SPRINGFIELD, IL — Illinois Attorney General Lisa Madigan announced that the House Judiciary Criminal Law Committee unanimously sent to the full House an amendment to the Illinois Food, Drug and Cosmetics Act that will help address the synthetic drug epidemic in the state.
“Drug makers’ continued attempts to sell synthetic drugs jeopardize the lives of teens and young adults,” Madigan said. “This bill recognizes that chemicals sold to be taken as drugs, regardless of what they’re called or their bogus labeling, are life threatening and illegal.”
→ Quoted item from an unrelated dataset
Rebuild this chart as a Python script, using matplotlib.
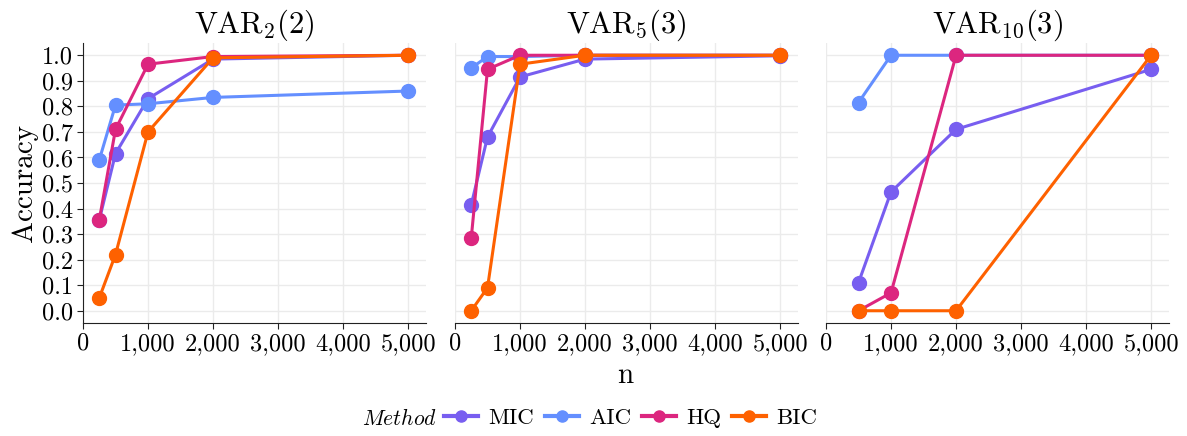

Madigan said combating the synthetic drug epidemic presents unique challenges for law enforcement and prosecutors because the chemical makeup of the products can be easily altered by manufacturers to avoid violating the Illinois Controlled Substances Act. In addition, these drugs are sold in packages that misleadingly claim the products are legal as confirmed by so-called “official” lab results.
House Bill 5233, which is sponsored in the House by Rep. Jerry Costello II (D-Smithton) and was crafted by Attorney General Madigan’s office, defines a “synthetic drug product” as one that contains a controlled substance not regulated by the U.S. Food and Drug Administration. The bill makes it illegal under the Illinois Food, Drug and Cosmetics Act to sell these drugs or to falsely advertise a synthetic drug product.
“Illinois faces a severe challenge in combating synthetic drugs because of enterprising retailers and drug makers who try to get around every law we pass,” Rep. Costello said. “This new legislation gets to the heart of the problem by going after those involved in making and distributing constantly evolving drug concoctions. As a former police officer who has taken part in undercover drug busts, I know the toll synthetic drugs are taking in our communities, and this legislation is another strong step in the right direction.”
Synthetic drug use is dramatically rising across the country. In 2010, Poison Control Centers nationwide received 2,915 calls related to synthetic marijuana use. That figured jumped to 6,890 calls in 2011. Reports of “bath salts,” another type of synthetic drug that mimics the effects of cocaine or methamphetamine, were made 303 times to Poison Control Centers in 2010. A year later, the centers received 6,072 calls about bath salts.
Attorney General Madigan and Rep. Costello said adoption of HB 5233 will:
- Amend the definition of a “drug” in the Illinois Food, Drug and Cosmetics Act to define a “synthetic drug product” as a product that contains a controlled substance;
- Criminalize the distribution of or possession with intent to distribute a synthetic drug product or a drug with a false and misleading label as a Class 2 felony and a Class 1 felony for additional violations;
- Criminalize the false advertisement of a synthetic drug product as a Class 3 felony; and
- Add pentedrone to the list of Schedule 1 controlled substances. Pentedrone is a substance used in some bath salts, which are synthetic drugs that mimic the effect of cocaine.
Attorney General Madigan has been a leader in mobilizing Illinois law enforcement in addressing the dangers of synthetic drugs. In November 2011, Madigan hosted the first statewide summit of police, prosecutors, community leaders, educators and health care providers to examine efforts to deal with the increasing use of synthetic drugs, particularly among teens and young adults. Her office also has been leading a series of synthetic drug busts in coordination with local and county law enforcement officers at retail stores throughout the state.